Just as the fiscal crisis of 1975 ended efforts to promote racial integration in New York City the collapse of the Buffalo economy turned Buffalo into a racially segregated, economically distressed city.

Inner city schools in St Louis, in Rochester, in Chicago, in city after city across the nation face the same issues. Working class union jobs are gone, jobs have scurried to Asia, and automation continues to shrink the work force. Charter schools have drained students with social capital out of neighborhood public schools, and, a closer look at charter schools is not encouraging; when you adjust for the absence of special education and English language learners in charter schools, when you adjust for the expulsion of “discipline problems;” charter schools are no better and in many instances lower achievers than public schools.

There are outliers, schools in poor neighborhoods that outperform neighboring schools; the answer is always school leadership and school staffs, not measured by a score on a principal-teacher evaluation, “measured” by the non-cognitive skills. School staffs that exhibit grit, persistence and humility, the same qualities that we find in successful students.

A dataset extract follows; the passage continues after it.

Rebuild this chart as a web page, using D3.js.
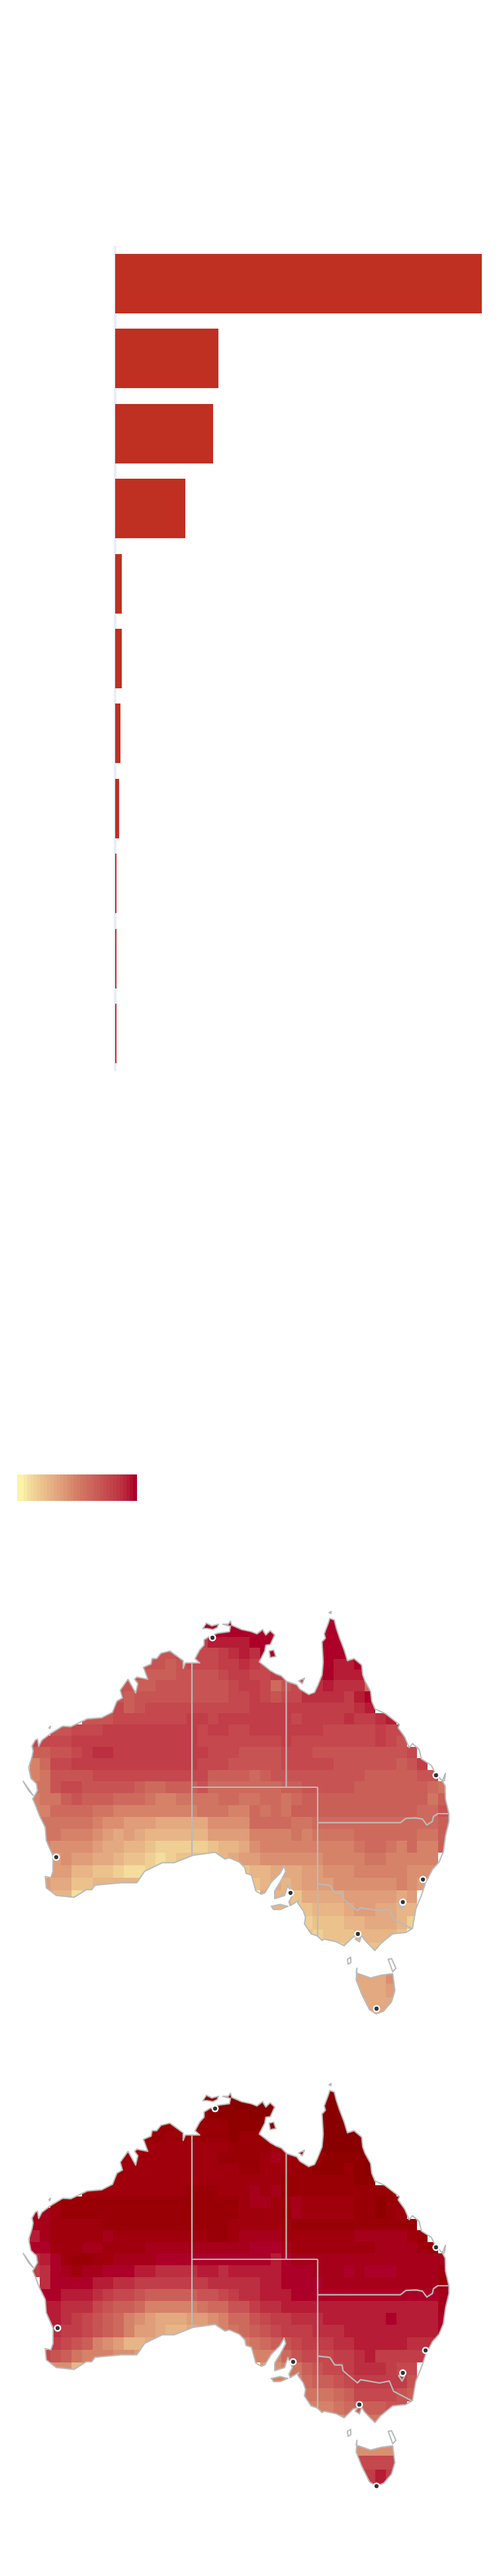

Black kids ask, “Why can’t we learn in schools with other black kids? Do we need white kids to learn?” The 1974 Commission report emphasizes the influence of class as well as the impact of race. Black families that move up the economic ladder are as likely to seek out better housing in lower crime neighborhoods as white families.

I was visiting classroom in an all-Black public high school in Harlem, a European History Advanced Placement class. The lesson was about the philosophy of Friedrich Nietzsche, the lesson was at the level of a lesson at the most prestigious schools in the city.

The race of the students in a school does not determine the level of instruction or the course offerings, the academic level of the students determines the direction of instruction.

While NYS law does not allow for the state taking over a school district, in the instance that a law was passed that allowed the state to take over the Roosevelt School District the results were not encouraging.

“Solutions” must include the community, the electeds, the union, the business and faith-based communities; all what we euphemistically call “the stakeholders.”

Unfortunately Governor Cuomo, rather than leading efforts to engage the Buffalo community has chosen a confrontational path, a path that will only drive the stakeholders further apart.

In the poorest county in the nation, McDowell County in West Virginia, the American Federation of Teachers, the West Virginia governor, the business community and fifty other organizations are organizing and working together.

All fights end, and it is essential that the current toxic climate between the governor and the educational community end, perhaps Chancellor Tisch and the Regents can take the lead.